Task Completion Time: In addition, the average task completion time and standard deviation for each group were checked for analyzing the performance of the trainees in the VRDSs. The p values of mean time were calculated for the three groups using analysis of variance (ANOVA). The ANOVA of task completion time for the three groups is statistically significant (F(2, 43) = 65.34); p = 0.004 (p < 0.05) and η2 = 0.76, 95% CI [0.28, 0.59]. A comparative analysis revealed significant differences in task completion times among the three groups. Comparing the task completion time of G1 (mean, 3.26 min; STD, 0.56), where p = 0.001 (p < 0.05), with that of G2 and G3, we observed a significant ANOVA. This indicates that, based on task completion, trainees in G1 (image–arrow VRDS) performed significantly better compared to G2 and G3. Similarly, comparing the task completion time of G2 (mean, 4.49 min; STD, 0.67), where p = 0.003 (p < 0.05), with that of G3, we observed a significant ANOVA. It can be observed that the mean task completion time of G2 is better than that of G3. In addition, the Tukey–Kramer post hoc analysis indicates that the task completion times are significantly different between G1 and G2 (p = 0.001, p < 0.05), G1 and G3 (p = 0.001, p < 0.05), and G2 and G3 (p = 0.003, p < 0.05).
The means and standard deviations of successful tasks performed during driving for each group are provided in
Table 6 and graphed in
Figure 13.
Composite Index (Errors + Time): A composite score was calculated by summing the standardized values of mean errors and completion times. ANOVA indicated significant group differences; F(2,43) = 41.26, p < 0.001, η2 = 0.66, 95% CI [0.23, 0.49]. G1 (errors: 8.1 ± 1.23; time: 3.26 ± 0.56) achieved the lowest composite score (best performance), followed by G2 (errors: 10.8 ± 1.31; time: 4.49 ± 0.67), and G3 (errors: 18.4 ± 1.43; time: 6.51 ± 0.68).

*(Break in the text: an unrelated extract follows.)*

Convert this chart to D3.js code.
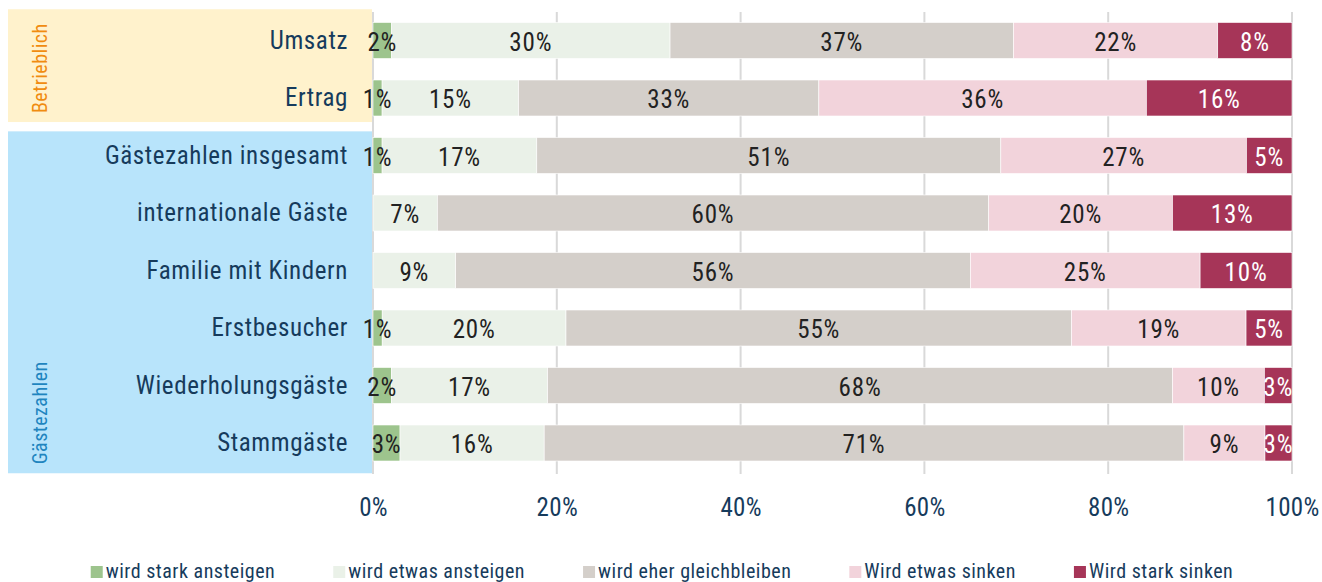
<!DOCTYPE html>
<html>
<head>
<meta charset="utf-8">
<script src="https://cdn.jsdelivr.net/npm/d3@7"></script>
<style>
  html, body { margin: 0; padding: 0; background: #fff; }
  svg { display: block; font-family: "Roboto Condensed", "Liberation Sans Narrow", "DejaVu Sans Condensed", Roboto, sans-serif; }
</style>
</head>
<body>
<svg id="chart" width="1322" height="582"></svg>
<script>
const categories = ["Umsatz", "Ertrag", "Gästezahlen insgesamt", "internationale Gäste", "Familie mit Kindern", "Erstbesucher", "Wiederholungsgäste", "Stammgäste"];
const seriesNames = ["wird stark ansteigen", "wird etwas ansteigen", "wird eher gleichbleiben", "Wird etwas sinken", "Wird stark sinken"];
const starkAnsteigen   = [2, 1, 1, 0, 0, 1, 2, 3];
const etwasAnsteigen   = [30, 15, 17, 7, 9, 20, 17, 16];
const gleichbleiben    = [37, 33, 51, 60, 56, 55, 68, 71];
const etwasSinken      = [22, 36, 27, 20, 25, 19, 10, 9];
const starkSinken      = [8, 16, 5, 13, 10, 5, 3, 3];
const groups = [
  { name: "Betrieblich", members: ["Umsatz", "Ertrag"] },
  { name: "Gästezahlen", members: ["Gästezahlen insgesamt", "internationale Gäste", "Familie mit Kindern", "Erstbesucher", "Wiederholungsgäste", "Stammgäste"] }
];
const tickValues = [0, 0.2, 0.4, 0.6, 0.8, 1.0];

const colors = ["#9dc48d", "#eaf1e8", "#d4cfca", "#f2d3db", "#a63558"];
const labelColors = ["#222", "#222", "#222", "#222", "#fff"];
const groupFill = ["#fff2cc", "#b8e4fb"];
const groupText = ["#f08c10", "#1f85bf"];
const navy = "#163b5c";

const seriesArrays = [starkAnsteigen, etwasAnsteigen, gleichbleiben, etwasSinken, starkSinken];
const rows = categories.map((c, i) => {
  const o = { category: c };
  seriesNames.forEach((s, j) => o[s] = seriesArrays[j][i]);
  return o;
});

const svg = d3.select("#chart");
const x = d3.scaleLinear().domain([0, 1]).range([373, 1292]);
const y = d3.scaleBand().domain(categories).range([11.75, 471.75]).paddingInner(0.374).paddingOuter(0.187);

const stack = d3.stack().keys(seriesNames).offset(d3.stackOffsetExpand);
const stacked = stack(rows);

// group backgrounds
const step = y.step();
groups.forEach((g, gi) => {
  const first = g.members[0], last = g.members[g.members.length - 1];
  let top = y(first) + y.bandwidth() / 2 - step / 2;
  let bot = y(last) + y.bandwidth() / 2 + step / 2;
  if (gi === 0) { top -= 2.5; bot -= 4.7; } else { top += 4.6; bot += 1.5; }
  svg.append("rect").attr("x", 8).attr("y", top).attr("width", 364).attr("height", bot - top).attr("fill", groupFill[gi]);
  svg.append("text")
    .attr("transform", `translate(47,${bot - 9}) rotate(-90)`)
    .attr("text-anchor", "start")
    .attr("fill", groupText[gi])
    .style("font-size", "20px")
    .style("letter-spacing", "0.5px")
    .text(g.name);
});

// gridlines
svg.append("g").selectAll("line").data(tickValues).join("line")
  .attr("x1", d => x(d)).attr("x2", d => x(d))
  .attr("y1", 12).attr("y2", 474)
  .attr("stroke", "#d9d9d9").attr("stroke-width", 2);

// bars
const layer = svg.append("g").selectAll("g").data(stacked).join("g").attr("fill", (d, i) => colors[i]);
layer.selectAll("rect").data(d => d.map(v => ({ v, cat: v.data.category }))).join("rect")
  .attr("x", d => x(d.v[0]))
  .attr("y", d => y(d.cat))
  .attr("width", d => Math.max(0, x(d.v[1]) - x(d.v[0])))
  .attr("height", y.bandwidth())
  .attr("stroke", "#fff").attr("stroke-width", 0.6);

// value labels
stacked.forEach((s, si) => {
  svg.append("g").selectAll("text").data(s.filter(v => v.data[s.key] > 0)).join("text")
    .attr("x", v => x((v[0] + v[1]) / 2))
    .attr("y", v => y(v.data.category) + y.bandwidth() / 2)
    .attr("dy", "0.4em")
    .attr("text-anchor", "middle")
    .attr("fill", labelColors[si])
    .style("font-size", "25px")
    .style("letter-spacing", "0.8px")
    .text(v => v.data[s.key] + "%");
});

// category axis
const yAxis = d3.axisLeft(y).tickSize(0).tickPadding(25);
const yg = svg.append("g").attr("transform", `translate(${x(0)},0)`).call(yAxis);
yg.attr("font-family", null).attr("font-size", null);
yg.select(".domain").remove();
yg.selectAll("text").attr("fill", navy).style("font-size", "25px").style("letter-spacing", "0.6px");

// x axis
const xAxis = d3.axisBottom(x).tickValues(tickValues).tickFormat(d3.format(".0%")).tickSize(0).tickPadding(0);
const xg = svg.append("g").attr("transform", `translate(0,498)`).call(xAxis);
xg.attr("font-family", null).attr("font-size", null);
xg.select(".domain").remove();
xg.selectAll("text").attr("fill", navy).style("font-size", "25px").style("letter-spacing", "0.3px");

// legend
const legend = svg.append("g");
let lx = 0;
seriesNames.forEach((s, i) => {
  const g = legend.append("g").attr("transform", `translate(${lx},0)`);
  g.append("rect").attr("x", 0).attr("y", 566).attr("width", 12).attr("height", 12).attr("fill", colors[i]);
  const t = g.append("text").attr("x", 15).attr("y", 578).attr("fill", navy)
    .style("font-size", "20px").style("letter-spacing", "0.5px").text(s);
  lx += 15 + t.node().getComputedTextLength() + 58;
});
const totalW = lx - 58;
legend.attr("transform", `translate(${(1322 - totalW) / 2 + 1},0)`);
</script>
</body>
</html>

From all the above results, we can assume that G1 (image–arrow aids) is the most effective environment in improving task performance in a VR driving simulator. Participants belonging to G1 were less prone to errors and completed more successful tasks in less time than G2 and G3. In addition, based on subjective evaluation, the feedback of G1 showed higher satisfaction compared with that of G2 and G3. It can be observed that the performance of G1 was significantly better than that of G2 and G3 in terms of performance measures (errors + time) and subjective factors such as usability, easiness, understanding, and assistance.